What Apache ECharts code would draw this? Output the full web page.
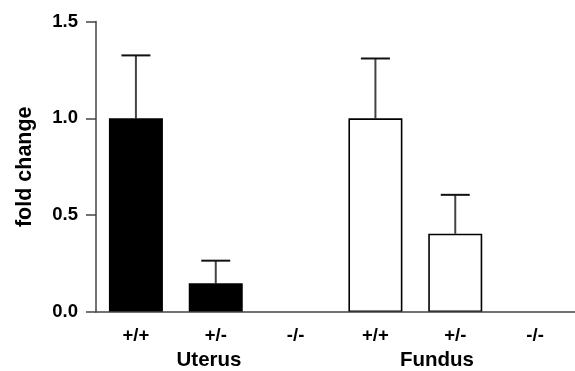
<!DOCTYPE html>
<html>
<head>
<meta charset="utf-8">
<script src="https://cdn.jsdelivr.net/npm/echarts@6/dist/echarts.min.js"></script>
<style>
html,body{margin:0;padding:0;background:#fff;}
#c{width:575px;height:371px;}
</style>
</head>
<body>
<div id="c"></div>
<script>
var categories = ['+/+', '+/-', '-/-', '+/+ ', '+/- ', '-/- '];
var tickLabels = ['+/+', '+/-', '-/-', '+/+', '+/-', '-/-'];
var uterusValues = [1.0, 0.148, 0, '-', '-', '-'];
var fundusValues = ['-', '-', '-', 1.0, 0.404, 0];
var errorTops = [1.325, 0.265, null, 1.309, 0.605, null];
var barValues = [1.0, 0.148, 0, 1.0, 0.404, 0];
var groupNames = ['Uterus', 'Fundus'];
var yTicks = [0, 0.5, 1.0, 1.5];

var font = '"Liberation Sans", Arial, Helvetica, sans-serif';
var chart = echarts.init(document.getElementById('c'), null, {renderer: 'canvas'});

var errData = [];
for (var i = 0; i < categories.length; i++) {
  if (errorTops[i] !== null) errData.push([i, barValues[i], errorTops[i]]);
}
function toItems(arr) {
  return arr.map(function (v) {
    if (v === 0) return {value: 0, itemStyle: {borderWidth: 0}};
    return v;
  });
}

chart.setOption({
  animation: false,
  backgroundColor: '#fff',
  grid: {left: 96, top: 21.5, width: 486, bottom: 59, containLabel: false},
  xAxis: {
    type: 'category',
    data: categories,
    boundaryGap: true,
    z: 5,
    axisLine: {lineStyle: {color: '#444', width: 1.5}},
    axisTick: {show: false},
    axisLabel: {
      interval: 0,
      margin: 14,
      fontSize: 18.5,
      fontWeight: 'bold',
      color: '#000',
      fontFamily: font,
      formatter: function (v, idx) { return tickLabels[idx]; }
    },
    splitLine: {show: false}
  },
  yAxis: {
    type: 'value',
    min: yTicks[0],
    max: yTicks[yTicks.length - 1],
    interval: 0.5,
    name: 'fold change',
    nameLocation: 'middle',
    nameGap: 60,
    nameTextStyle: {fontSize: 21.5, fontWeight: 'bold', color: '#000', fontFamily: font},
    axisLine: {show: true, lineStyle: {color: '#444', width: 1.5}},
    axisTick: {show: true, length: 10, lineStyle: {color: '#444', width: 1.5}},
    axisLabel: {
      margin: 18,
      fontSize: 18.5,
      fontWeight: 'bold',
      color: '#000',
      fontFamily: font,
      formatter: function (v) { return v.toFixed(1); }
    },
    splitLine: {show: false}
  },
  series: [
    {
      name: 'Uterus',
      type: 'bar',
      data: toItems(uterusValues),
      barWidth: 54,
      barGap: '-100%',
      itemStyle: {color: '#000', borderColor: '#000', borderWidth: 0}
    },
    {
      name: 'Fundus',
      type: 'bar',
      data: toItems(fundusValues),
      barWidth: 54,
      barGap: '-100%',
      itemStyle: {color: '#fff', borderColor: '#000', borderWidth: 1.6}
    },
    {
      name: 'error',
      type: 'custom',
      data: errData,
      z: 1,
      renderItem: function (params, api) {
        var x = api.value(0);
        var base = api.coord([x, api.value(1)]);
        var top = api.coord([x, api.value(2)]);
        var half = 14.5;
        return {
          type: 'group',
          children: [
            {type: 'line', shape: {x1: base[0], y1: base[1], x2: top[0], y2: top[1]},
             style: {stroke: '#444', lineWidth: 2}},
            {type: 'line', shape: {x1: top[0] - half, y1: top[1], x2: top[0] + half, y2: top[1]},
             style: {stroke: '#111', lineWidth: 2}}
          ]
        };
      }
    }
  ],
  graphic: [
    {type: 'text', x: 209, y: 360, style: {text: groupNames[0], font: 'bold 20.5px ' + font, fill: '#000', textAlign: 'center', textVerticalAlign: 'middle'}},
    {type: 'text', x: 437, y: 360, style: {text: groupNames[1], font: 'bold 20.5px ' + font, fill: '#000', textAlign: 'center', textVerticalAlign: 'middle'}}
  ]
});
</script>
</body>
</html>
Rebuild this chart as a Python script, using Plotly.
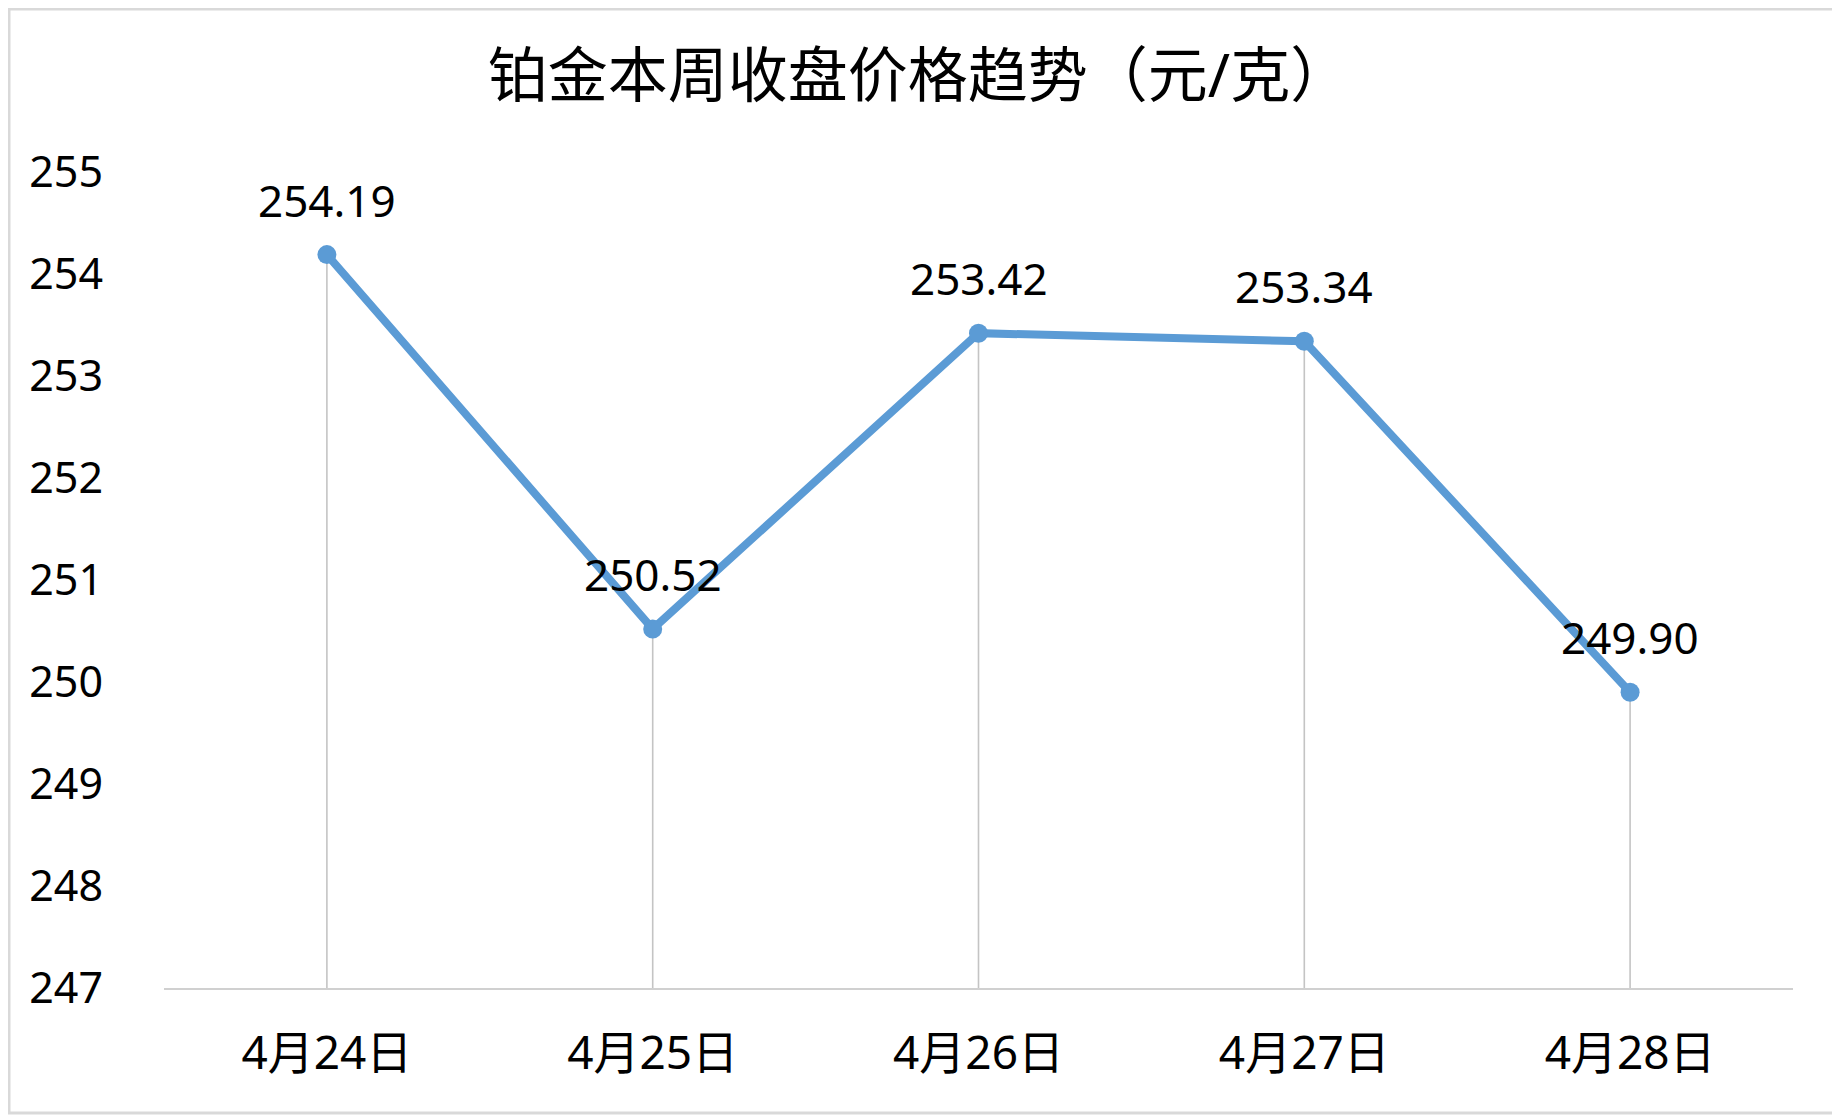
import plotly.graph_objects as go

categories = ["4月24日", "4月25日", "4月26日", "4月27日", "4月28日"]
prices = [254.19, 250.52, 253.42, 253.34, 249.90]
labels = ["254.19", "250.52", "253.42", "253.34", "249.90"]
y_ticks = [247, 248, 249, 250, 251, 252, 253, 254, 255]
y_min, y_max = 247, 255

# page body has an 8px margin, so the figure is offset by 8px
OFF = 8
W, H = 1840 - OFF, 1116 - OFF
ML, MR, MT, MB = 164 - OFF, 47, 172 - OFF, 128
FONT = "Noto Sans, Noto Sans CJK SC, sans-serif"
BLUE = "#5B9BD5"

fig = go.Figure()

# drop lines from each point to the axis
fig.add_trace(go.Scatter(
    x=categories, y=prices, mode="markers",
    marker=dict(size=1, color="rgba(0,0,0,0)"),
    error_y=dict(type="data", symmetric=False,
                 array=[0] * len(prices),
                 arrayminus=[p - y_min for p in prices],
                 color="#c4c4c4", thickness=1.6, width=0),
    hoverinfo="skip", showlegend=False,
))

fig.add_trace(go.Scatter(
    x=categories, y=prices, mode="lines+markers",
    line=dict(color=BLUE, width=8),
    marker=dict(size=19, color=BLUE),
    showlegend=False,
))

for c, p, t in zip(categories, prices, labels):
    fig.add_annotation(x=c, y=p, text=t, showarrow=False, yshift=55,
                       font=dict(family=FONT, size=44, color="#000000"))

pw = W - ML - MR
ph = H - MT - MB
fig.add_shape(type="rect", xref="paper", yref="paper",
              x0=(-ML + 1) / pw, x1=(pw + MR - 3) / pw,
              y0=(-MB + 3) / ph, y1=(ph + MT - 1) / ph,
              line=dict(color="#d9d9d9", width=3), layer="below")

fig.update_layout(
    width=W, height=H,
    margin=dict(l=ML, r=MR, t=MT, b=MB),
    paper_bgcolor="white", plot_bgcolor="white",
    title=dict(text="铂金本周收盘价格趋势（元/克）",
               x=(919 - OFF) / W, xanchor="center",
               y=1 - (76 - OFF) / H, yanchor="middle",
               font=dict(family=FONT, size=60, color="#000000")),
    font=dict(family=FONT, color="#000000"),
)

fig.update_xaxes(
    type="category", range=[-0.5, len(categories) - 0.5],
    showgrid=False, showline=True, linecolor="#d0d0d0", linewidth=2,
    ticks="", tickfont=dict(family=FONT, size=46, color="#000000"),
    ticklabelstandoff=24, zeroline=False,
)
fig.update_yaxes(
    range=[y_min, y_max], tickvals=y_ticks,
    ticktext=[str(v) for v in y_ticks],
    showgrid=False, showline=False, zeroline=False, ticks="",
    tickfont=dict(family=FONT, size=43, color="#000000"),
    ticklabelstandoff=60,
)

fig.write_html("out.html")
------
The data should be printed again unchanged; leave its pictures out.

- SOLUTION FOR THIS EXERCISE -
What Apache ECharts code would draw this? Output the full web page.
<!DOCTYPE html>
<html>
<head>
<meta charset="utf-8">
<script src="https://cdn.jsdelivr.net/npm/echarts@6/dist/echarts.min.js"></script>
<style>
html,body{margin:0;padding:0;background:#fff;}
#c{width:575px;height:371px;}
</style>
</head>
<body>
<div id="c"></div>
<script>
var categories = ['+/+', '+/-', '-/-', '+/+ ', '+/- ', '-/- '];
var tickLabels = ['+/+', '+/-', '-/-', '+/+', '+/-', '-/-'];
var uterusValues = [1.0, 0.148, 0, '-', '-', '-'];
var fundusValues = ['-', '-', '-', 1.0, 0.404, 0];
var errorTops = [1.325, 0.265, null, 1.309, 0.605, null];
var barValues = [1.0, 0.148, 0, 1.0, 0.404, 0];
var groupNames = ['Uterus', 'Fundus'];
var yTicks = [0, 0.5, 1.0, 1.5];

var font = '"Liberation Sans", Arial, Helvetica, sans-serif';
var chart = echarts.init(document.getElementById('c'), null, {renderer: 'canvas'});

var errData = [];
for (var i = 0; i < categories.length; i++) {
  if (errorTops[i] !== null) errData.push([i, barValues[i], errorTops[i]]);
}
function toItems(arr) {
  return arr.map(function (v) {
    if (v === 0) return {value: 0, itemStyle: {borderWidth: 0}};
    return v;
  });
}

chart.setOption({
  animation: false,
  backgroundColor: '#fff',
  grid: {left: 96, top: 21.5, width: 486, bottom: 59, containLabel: false},
  xAxis: {
    type: 'category',
    data: categories,
    boundaryGap: true,
    z: 5,
    axisLine: {lineStyle: {color: '#444', width: 1.5}},
    axisTick: {show: false},
    axisLabel: {
      interval: 0,
      margin: 14,
      fontSize: 18.5,
      fontWeight: 'bold',
      color: '#000',
      fontFamily: font,
      formatter: function (v, idx) { return tickLabels[idx]; }
    },
    splitLine: {show: false}
  },
  yAxis: {
    type: 'value',
    min: yTicks[0],
    max: yTicks[yTicks.length - 1],
    interval: 0.5,
    name: 'fold change',
    nameLocation: 'middle',
    nameGap: 60,
    nameTextStyle: {fontSize: 21.5, fontWeight: 'bold', color: '#000', fontFamily: font},
    axisLine: {show: true, lineStyle: {color: '#444', width: 1.5}},
    axisTick: {show: true, length: 10, lineStyle: {color: '#444', width: 1.5}},
    axisLabel: {
      margin: 18,
      fontSize: 18.5,
      fontWeight: 'bold',
      color: '#000',
      fontFamily: font,
      formatter: function (v) { return v.toFixed(1); }
    },
    splitLine: {show: false}
  },
  series: [
    {
      name: 'Uterus',
      type: 'bar',
      data: toItems(uterusValues),
      barWidth: 54,
      barGap: '-100%',
      itemStyle: {color: '#000', borderColor: '#000', borderWidth: 0}
    },
    {
      name: 'Fundus',
      type: 'bar',
      data: toItems(fundusValues),
      barWidth: 54,
      barGap: '-100%',
      itemStyle: {color: '#fff', borderColor: '#000', borderWidth: 1.6}
    },
    {
      name: 'error',
      type: 'custom',
      data: errData,
      z: 1,
      renderItem: function (params, api) {
        var x = api.value(0);
        var base = api.coord([x, api.value(1)]);
        var top = api.coord([x, api.value(2)]);
        var half = 14.5;
        return {
          type: 'group',
          children: [
            {type: 'line', shape: {x1: base[0], y1: base[1], x2: top[0], y2: top[1]},
             style: {stroke: '#444', lineWidth: 2}},
            {type: 'line', shape: {x1: top[0] - half, y1: top[1], x2: top[0] + half, y2: top[1]},
             style: {stroke: '#111', lineWidth: 2}}
          ]
        };
      }
    }
  ],
  graphic: [
    {type: 'text', x: 209, y: 360, style: {text: groupNames[0], font: 'bold 20.5px ' + font, fill: '#000', textAlign: 'center', textVerticalAlign: 'middle'}},
    {type: 'text', x: 437, y: 360, style: {text: groupNames[1], font: 'bold 20.5px ' + font, fill: '#000', textAlign: 'center', textVerticalAlign: 'middle'}}
  ]
});
</script>
</body>
</html>
Rebuild this chart as a Python script, using Plotly.
import plotly.graph_objects as go

categories = ["4月24日", "4月25日", "4月26日", "4月27日", "4月28日"]
prices = [254.19, 250.52, 253.42, 253.34, 249.90]
labels = ["254.19", "250.52", "253.42", "253.34", "249.90"]
y_ticks = [247, 248, 249, 250, 251, 252, 253, 254, 255]
y_min, y_max = 247, 255

# page body has an 8px margin, so the figure is offset by 8px
OFF = 8
W, H = 1840 - OFF, 1116 - OFF
ML, MR, MT, MB = 164 - OFF, 47, 172 - OFF, 128
FONT = "Noto Sans, Noto Sans CJK SC, sans-serif"
BLUE = "#5B9BD5"

fig = go.Figure()

# drop lines from each point to the axis
fig.add_trace(go.Scatter(
    x=categories, y=prices, mode="markers",
    marker=dict(size=1, color="rgba(0,0,0,0)"),
    error_y=dict(type="data", symmetric=False,
                 array=[0] * len(prices),
                 arrayminus=[p - y_min for p in prices],
                 color="#c4c4c4", thickness=1.6, width=0),
    hoverinfo="skip", showlegend=False,
))

fig.add_trace(go.Scatter(
    x=categories, y=prices, mode="lines+markers",
    line=dict(color=BLUE, width=8),
    marker=dict(size=19, color=BLUE),
    showlegend=False,
))

for c, p, t in zip(categories, prices, labels):
    fig.add_annotation(x=c, y=p, text=t, showarrow=False, yshift=55,
                       font=dict(family=FONT, size=44, color="#000000"))

pw = W - ML - MR
ph = H - MT - MB
fig.add_shape(type="rect", xref="paper", yref="paper",
              x0=(-ML + 1) / pw, x1=(pw + MR - 3) / pw,
              y0=(-MB + 3) / ph, y1=(ph + MT - 1) / ph,
              line=dict(color="#d9d9d9", width=3), layer="below")

fig.update_layout(
    width=W, height=H,
    margin=dict(l=ML, r=MR, t=MT, b=MB),
    paper_bgcolor="white", plot_bgcolor="white",
    title=dict(text="铂金本周收盘价格趋势（元/克）",
               x=(919 - OFF) / W, xanchor="center",
               y=1 - (76 - OFF) / H, yanchor="middle",
               font=dict(family=FONT, size=60, color="#000000")),
    font=dict(family=FONT, color="#000000"),
)

fig.update_xaxes(
    type="category", range=[-0.5, len(categories) - 0.5],
    showgrid=False, showline=True, linecolor="#d0d0d0", linewidth=2,
    ticks="", tickfont=dict(family=FONT, size=46, color="#000000"),
    ticklabelstandoff=24, zeroline=False,
)
fig.update_yaxes(
    range=[y_min, y_max], tickvals=y_ticks,
    ticktext=[str(v) for v in y_ticks],
    showgrid=False, showline=False, zeroline=False, ticks="",
    tickfont=dict(family=FONT, size=43, color="#000000"),
    ticklabelstandoff=60,
)

fig.write_html("out.html")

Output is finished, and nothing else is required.